Me being sad [laughs]. It was a way to help me stay happy. When I DJ I be so into it. I look serious as fuck. I started doing that in my house just to keep my spirits up and then one of my homies — Ant Blue Jr. — asked me to come DJ at Kinfolk one night, and I was like “Sure,” and I did it. He was like, “If you just get out there and do it, you’re only gonna get better,” because I was super nervous. So I did it and I got a really good reception so I was like, “OK, I’m gonna keep doing this.” That’s when I started booking things and going to different places and DJ’ing. It’s something I genuinely love — making money off of it is cool but I was doing it for a whole year before I started making money.
Every DJ has a memorable transition that they’ll always remember. What has been a memorable song transition for you?

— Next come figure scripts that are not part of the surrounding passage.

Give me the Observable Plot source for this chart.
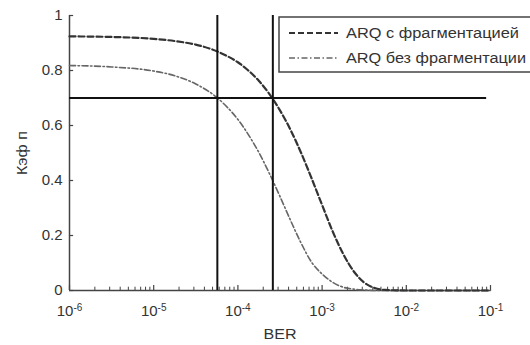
<!DOCTYPE html>
<html><head><meta charset="utf-8">
<script src="https://cdn.jsdelivr.net/npm/d3@7"></script>
<script src="https://cdn.jsdelivr.net/npm/@observablehq/plot@0.6"></script>
<style>
body{margin:0;background:#fff}
svg{font-family:"Liberation Sans",Arial,sans-serif}
</style>
</head><body><div id="chart"></div>
<script>
// BER (x values, log scale)
const ber = [1e-6, 3.16e-6, 1e-5, 1.78e-5, 3.16e-5, 5.62e-5, 7.5e-5, 1e-4, 1.33e-4, 1.78e-4, 2.37e-4, 3.16e-4, 4.22e-4, 5.62e-4, 7.5e-4, 1e-3, 1.33e-3, 1.78e-3, 2.37e-3, 3.16e-3, 4.22e-3, 5.62e-3, 1e-2, 3.16e-2, 1e-1];
// ARQ с фрагментацией
const withFrag = [0.924, 0.922, 0.915, 0.907, 0.894, 0.870, 0.852, 0.830, 0.800, 0.762, 0.714, 0.655, 0.584, 0.501, 0.408, 0.311, 0.216, 0.133, 0.070, 0.029, 0.009, 0.002, 0, 0, 0];
// ARQ без фрагментации
const withoutFrag = [0.818, 0.813, 0.798, 0.781, 0.751, 0.702, 0.666, 0.622, 0.567, 0.501, 0.425, 0.342, 0.255, 0.173, 0.103, 0.060, 0.030, 0.012, 0.005, 0.002, 0, 0, 0, 0, 0];
const seriesNames = ["ARQ с фрагментацией", "ARQ без фрагментации"];
// reference lines
const thresholdBER = [5.7e-5, 2.6e-4];
const levelK = 0.7;
const levelRange = [1e-6, 0.09];
// ticks
const xMajor = [1e-6, 1e-5, 1e-4, 1e-3, 1e-2, 1e-1];
const xExp = ["-6", "-5", "-4", "-3", "-2", "-1"];
const xMinor = xMajor.slice(0, -1).flatMap(d => [2,3,4,5,6,7,8,9].map(k => k * d));
const yTicks = [0, 0.2, 0.4, 0.6, 0.8, 1];

const dataWith = ber.map((b, i) => ({ber: b, k: withFrag[i]}));
const dataWithout = ber.map((b, i) => ({ber: b, k: withoutFrag[i]}));

const chart = Plot.plot({
  width: 530, height: 345,
  marginLeft: 69, marginRight: 40, marginTop: 15, marginBottom: 55,
  style: {fontFamily: '"Liberation Sans", Arial, sans-serif', background: "#fff", fontSize: "14px"},
  x: {type: "log", domain: [1e-6, 1e-1]},
  y: {domain: [0, 1]},
  marks: [
    Plot.axisX(xMajor, {tickSize: 0, tickPadding: 15, fill: "#333",
      tickFormat: (d) => xExp[xMajor.indexOf(d)], label: "BER", labelAnchor: "center", labelArrow: "none", labelOffset: 48}),
    Plot.axisY(yTicks, {tickSize: 0, tickPadding: 7, fill: "#333",
      tickFormat: d => String(+d.toFixed(1)), label: "Кэф п", labelAnchor: "center", labelArrow: "none", labelOffset: 52}),
    Plot.ruleY([0], {x1: 1e-6, x2: 1e-1, stroke: "#444", strokeWidth: 1.5}),
    Plot.ruleX([1e-6], {y1: 0, y2: 1, stroke: "#444", strokeWidth: 1.5}),
    Plot.ruleX(xMajor, {y1: 0, y2: 0.018, stroke: "#444", strokeWidth: 1.2}),
    Plot.ruleX(xMinor, {y1: 0, y2: 0.012, stroke: "#444", strokeWidth: 1}),
    Plot.ruleY(yTicks, {x1: 1e-6, x2: 1.12e-6, stroke: "#444", strokeWidth: 1.2}),
    Plot.line(dataWithout, {x: "ber", y: "k", curve: "monotone-x", stroke: "#666", strokeWidth: 1.6, strokeDasharray: "6,2.5,1.5,2.5"}),
    Plot.line(dataWith, {x: "ber", y: "k", curve: "monotone-x", stroke: "#333", strokeWidth: 2.2, strokeDasharray: "6,3"}),
    Plot.ruleX(thresholdBER, {y1: 0, y2: 1, stroke: "#111", strokeWidth: 2}),
    Plot.ruleY([levelK], {x1: levelRange[0], x2: levelRange[1], stroke: "#111", strokeWidth: 2})
  ]
});
document.getElementById("chart").appendChild(chart);

const svg = d3.select(chart);
// tick label sizes
svg.selectAll('g[aria-label="y-axis tick label"] text').attr("font-size", 15);
svg.selectAll('g[aria-label="x-axis tick label"] text').attr("font-size", 15).each(function() {
  const t = d3.select(this);
  const e = t.text();
  t.text("10");
  t.append("tspan").attr("dy", "-0.55em").attr("font-size", 10).text(e);
});
svg.selectAll('g[aria-label="x-axis label"] text').attr("textLength", 33).attr("lengthAdjust", "spacingAndGlyphs");
svg.selectAll('g[aria-label="y-axis label"] text').attr("textLength", 44).attr("lengthAdjust", "spacingAndGlyphs");

// legend
const lg = svg.append("g").attr("font-size", 14).attr("fill", "#333").attr("text-anchor", "start");
lg.append("rect").attr("x", 279).attr("y", 17).attr("width", 262).attr("height", 55)
  .attr("fill", "#fff").attr("stroke", "#444").attr("stroke-width", 1.5);
const dashes = [["6,3", "#333", 2.2], ["6,2.5,1.5,2.5", "#666", 1.6]];
const legendLen = [173, 180];
seriesNames.forEach((name, i) => {
  const y = 33 + i * 25;
  lg.append("line").attr("x1", 289).attr("x2", 338).attr("y1", y).attr("y2", y)
    .attr("stroke", dashes[i][1]).attr("stroke-width", dashes[i][2]).attr("stroke-dasharray", dashes[i][0]);
  lg.append("text").attr("x", 346).attr("y", y + 5).attr("text-anchor", "start")
    .attr("textLength", legendLen[i]).attr("lengthAdjust", "spacingAndGlyphs").text(name);
});
</script>
</body></html>
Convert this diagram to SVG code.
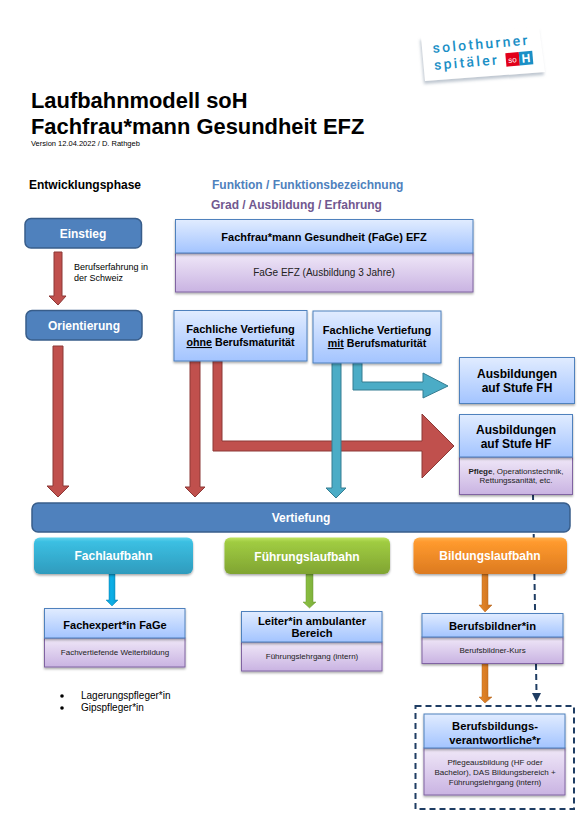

Damn, I don’t even wanna give y’all the sauce because niggas is gonna steal my sauce, but whatever. I have this transition from Lil Boosie’s “Wipe Me Down” into the Gorillaz’ “Clint Eastwood.” I’m looping that first part of “Clint Eastwood” while “Wipe Me Down” is playing. And then I fully transition into “Clint Eastwood,” and then right when Del the Funky Homosapien’s verse comes in I play The Isley Brothers’ “Between The Sheets,” and then I just loop that shit as he’s rapping. Every time I do that shit, niggas be looking like, “What?” I get the same reaction every time.
I always enjoy DJs who do that because they show the similarities between songs especially if they’re not in the same genre.
Facts, and that’s what I love about DJ’ing. This past weekend I was DJ’ing in D.C. and I was playing Soulja Boy’s “Donk.” Then I transitioned into Pretty Rick’s “On The Hotline,” and everybody was like, “What the fuck?” I love doing shit like that.
With the music video for “Leave Me Alone,” I was wondering how JPEGMAFIA ended up making a cameo, and if you ever hope you get back to a point in your life to where you don’t have a smartphone or you’re able to go back to a flip phone?
First of all, JPEGMAFIA’s my friend and he’s an incredible human. So I asked him to be in the video and he said, “OK.” Actually, I think about that every day, like, “When did I not have a phone?” I’m honestly working toward not having a phone. I’m trying to be so rich that I don’t have to be reached at all unless I wanna be reached. Hopefully one day I can go back to a flip phone or niggas can just reach me on email on some normal shit. Because being able to be reached through so many different things is so excessive. You have a phone — somebody could call you on it, they can also text you, they can tweet you, they can Instagram DM you, they can Snapchat you. It’s just too much.
That’s why I found so much catharsis in you hitting all those phones with a baseball bat.
When we were talking about the concept of the video I was like, “I wanna hit a phone with a bat.” Straight up. It needs to be somewhere in the video. But it’s funny because people hear that song and see that video and they still overstep their boundaries, which is so weird to me. Like, “I wasn’t making this song for my health I was telling you guys what was really going on. I really want y’all to leave me the hell alone.”
Was there anything else you wanted to add?
I usually end my interviews like this — touch yourself, you will be a lot happier. The end.